Why would one care about Fibre Bundles As a physics student I can easily understand the motivation for studying manifolds and why the definition looks the way it does, I only have to think of Minkowski space in GR. But for the life of me the notion of a fibre bundle seems highly unmotivated. Why would we want to talk about manifolds in this strange way? Why are we jumping through hoops and ladders to talk about a manifold locally as a product space of two things?
 A: When constructing or defining a mathematical object, you have to strike a certain balance: You want your object to be general enough to have lots of applications but structured enough to let you answer important questions.  Fiber bundles are very general (in the sense that many spaces can be viewed as fiber bundles) and very structured (in the sense that you glean a lot of information about maps into and out of a space which decomposes as a fiber bundle).

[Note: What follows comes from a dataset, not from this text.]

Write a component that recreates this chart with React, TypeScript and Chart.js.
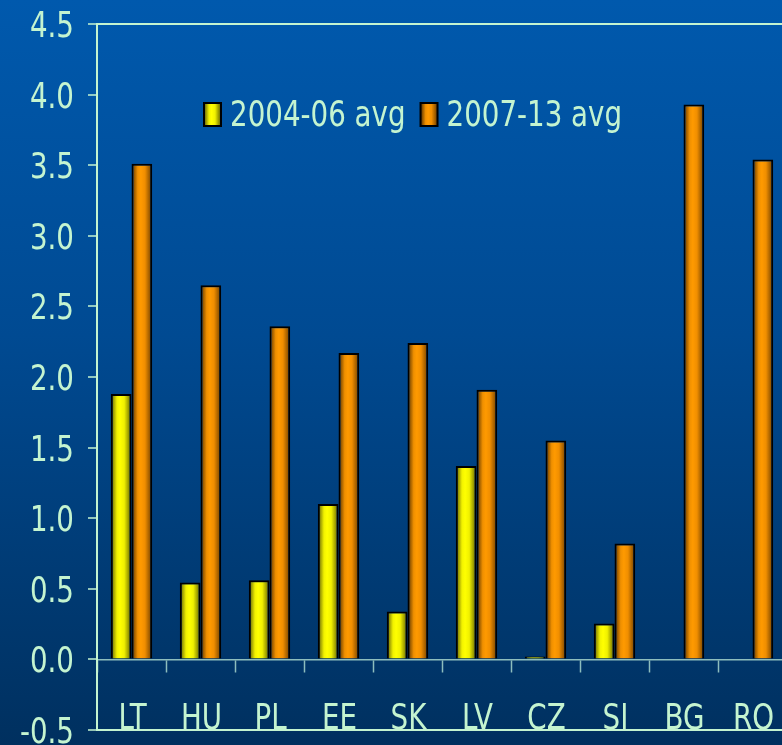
import { useEffect, useRef } from "react";
import { Chart, registerables } from "chart.js";

Chart.register(...registerables);

// Countries and the two period averages
const countries = ["LT", "HU", "PL", "EE", "SK", "LV", "CZ", "SI", "BG", "RO"];
const avg2004to06 = [1.88, 0.545, 0.56, 1.1, 0.34, 1.37, 0.02, 0.255, null, null];
const avg2007to13 = [3.51, 2.65, 2.36, 2.17, 2.24, 1.91, 1.55, 0.82, 3.93, 3.54];
const seriesLabels = ["2004-06 avg", "2007-13 avg"];
const yTickValues = [-0.5, 0, 0.5, 1, 1.5, 2, 2.5, 3, 3.5, 4, 4.5];

const MINT = "#c4f4d0";
const ZERO_LINE = "rgba(176, 224, 210, 0.8)";
const FONT_FAMILY = "'DejaVu Sans Condensed', 'DejaVu Sans', sans-serif";
const FONT_SIZE = 35;
const TEXT_SQUEEZE = 0.88; // narrow, tall lettering
const CAP_HALF = 13;
const CATEGORY_PCT = 0.6;

// Canvas is larger than the visible frame so labels may run off its edges
const CANVAS_W = 820;
const CANVAS_H = 806;
const CANVAS_SHIFT = 26;

// Horizontal shading for each series: dark edges, bright centre
const SHADES: [number, string][][] = [
  [
    [0, "#55550a"],
    [0.3, "#f2f200"],
    [0.45, "#ffff00"],
    [0.65, "#f0f000"],
    [1, "#5c5c00"],
  ],
  [
    [0, "#4e2c00"],
    [0.3, "#f09000"],
    [0.45, "#ff9a00"],
    [0.65, "#f08e00"],
    [1, "#6a3c00"],
  ],
];
const SOLID = ["#ffff00", "#ff9900"];

function shade(ctx: CanvasRenderingContext2D, left: number, width: number, series: number) {
  const g = ctx.createLinearGradient(left, 0, left + width, 0);
  for (const [stop, color] of SHADES[series]) g.addColorStop(stop, color);
  return g;
}

function barFill(c: any) {
  const chart = c.chart;
  const xs = chart.scales?.x;
  if (c.type !== "data" || !xs || !chart.chartArea) return SOLID[c.datasetIndex ?? 0];
  const center = xs.getPixelForValue(c.dataIndex);
  const w = ((xs.width / countries.length) * CATEGORY_PCT) / 2;
  const left = c.datasetIndex === 0 ? center - w : center;
  return shade(chart.ctx, left, w, c.datasetIndex);
}

// Text drawn with a horizontal squeeze; returns the drawn width
function squeezedText(
  ctx: CanvasRenderingContext2D,
  text: string,
  x: number,
  y: number,
  align: "left" | "right" | "center"
) {
  const w = ctx.measureText(text).width * TEXT_SQUEEZE;
  const start = align === "left" ? x : align === "right" ? x - w : x - w / 2;
  ctx.save();
  ctx.translate(start, y);
  ctx.scale(TEXT_SQUEEZE, 1);
  ctx.textAlign = "left";
  ctx.textBaseline = "alphabetic";
  ctx.fillText(text, 0, 0);
  ctx.restore();
  return w;
}

// Axis labels placed from the chart's own scales
const axisLabels = {
  id: "axisLabels",
  afterDraw(chart: any) {
    const ctx: CanvasRenderingContext2D = chart.ctx;
    const xs = chart.scales.x;
    const ys = chart.scales.y;
    const area = chart.chartArea;
    ctx.save();
    ctx.font = `${FONT_SIZE}px ${FONT_FAMILY}`;
    ctx.fillStyle = MINT;
    yTickValues.forEach((v) => {
      squeezedText(ctx, v.toFixed(1), area.left - 23, ys.getPixelForValue(v) + CAP_HALF, "right");
    });
    const labelBase = ys.getPixelForValue(-0.5) - 1;
    countries.forEach((c, i) => {
      squeezedText(ctx, c, xs.getPixelForValue(i) + 1, labelBase, "center");
    });
    ctx.restore();
  },
};

// Legend drawn inside the plot, near the top
const insideLegend = {
  id: "insideLegend",
  afterDraw(chart: any) {
    const ctx: CanvasRenderingContext2D = chart.ctx;
    const area = chart.chartArea;
    let x = area.left + 107;
    const boxTop = area.top + 79;
    const boxW = 17;
    const boxH = 23;
    ctx.save();
    ctx.font = `${FONT_SIZE}px ${FONT_FAMILY}`;
    chart.data.datasets.forEach((ds: any, i: number) => {
      ctx.fillStyle = shade(ctx, x, boxW, i);
      ctx.fillRect(x, boxTop, boxW, boxH);
      ctx.lineWidth = 2;
      ctx.strokeStyle = "#000";
      ctx.strokeRect(x, boxTop, boxW, boxH);
      x += boxW + 9;
      ctx.fillStyle = MINT;
      x += squeezedText(ctx, ds.label, x, boxTop + boxH, "left") + 15;
    });
    ctx.restore();
  },
};

export default function App() {
  const canvasRef = useRef<HTMLCanvasElement | null>(null);

  useEffect(() => {
    if (!canvasRef.current) return;
    const chart = new Chart(canvasRef.current, {
      type: "bar",
      data: {
        labels: countries,
        datasets: [
          {
            label: seriesLabels[0],
            data: avg2004to06,
            backgroundColor: barFill,
            borderColor: "#000",
            borderWidth: 2,
            categoryPercentage: CATEGORY_PCT,
            barPercentage: 1,
          },
          {
            label: seriesLabels[1],
            data: avg2007to13,
            backgroundColor: barFill,
            borderColor: "#000",
            borderWidth: 2,
            categoryPercentage: CATEGORY_PCT,
            barPercentage: 1,
          },
        ],
      },
      options: {
        responsive: false,
        animation: false,
        devicePixelRatio: 1,
        layout: { padding: { top: 24 + CANVAS_SHIFT, right: 33, bottom: CANVAS_H - 730 - CANVAS_SHIFT, left: 0 } },
        plugins: {
          legend: { display: false },
          tooltip: { enabled: false },
        },
        scales: {
          x: {
            type: "category",
            position: { y: 0 } as any,
            grid: {
              offset: true,
              drawOnChartArea: false,
              tickLength: 12,
              tickColor: ZERO_LINE,
              tickWidth: 1.5,
            },
            border: { display: true, color: ZERO_LINE, width: 1.5 },
            ticks: { display: false, autoSkip: false },
          },
          y: {
            min: -0.5,
            max: 4.5,
            afterBuildTicks: (scale: any) => {
              scale.ticks = yTickValues.map((v) => ({ value: v }));
            },
            afterFit: (scale: any) => {
              scale.width = 97;
            },
            grid: {
              drawOnChartArea: true,
              color: (c: any) =>
                c.tick && (c.tick.value === 4.5 || c.tick.value === -0.5) ? MINT : "rgba(0,0,0,0)",
              lineWidth: 2,
              tickColor: MINT,
              tickLength: 9,
              tickWidth: 1.5,
            },
            border: { display: true, color: MINT, width: 2 },
            ticks: { display: false },
          },
        },
      },
      plugins: [axisLabels, insideLegend],
    });
    return () => chart.destroy();
  }, []);

  return (
    <div
      style={{
        position: "absolute",
        left: 0,
        top: 0,
        width: 782,
        height: 745,
        overflow: "hidden",
        background: "linear-gradient(to bottom, #0059ad 0%, #004a92 45%, #00305f 100%)",
      }}
    >
      <canvas
        ref={canvasRef}
        width={CANVAS_W}
        height={CANVAS_H}
        style={{ display: "block", marginTop: -CANVAS_SHIFT }}
      />
    </div>
  );
}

As a physics student who has studied some GR, you can understand the importance of local coordinates.  Fiber bundles provide another sort of local picture, decomposing your space into subsets possessing a certain symmetry. More importantly, perhaps, they give you some idea about how these local pieces glue up to a global structure. For physicists, vector bundles (like the tangent bundle) are an especially rich source of useful fiber bundles. Physicists care a great deal about "connections" on bundles, which are ways to compare points in nearby fibers. For example, connections give a way to understand parallel transport in GR.  Also, much of classical mechanics can be formulated using the language of vector bundles.
When I switched from physics to math, it took me a while to appreciate that manifolds aren't simply spaces in which you should imagine some creature living.  They often represent some additional structure on another space, such as the space of "directions" on a manifold (i.e. tangent bundle) or a space whose elements are loops in a manifold.
A: Because then we don't have to worry ourselves with the nature of the ambient space; that is, the manifold needn't be embedded in a higher-dimensional space for us to talk about it.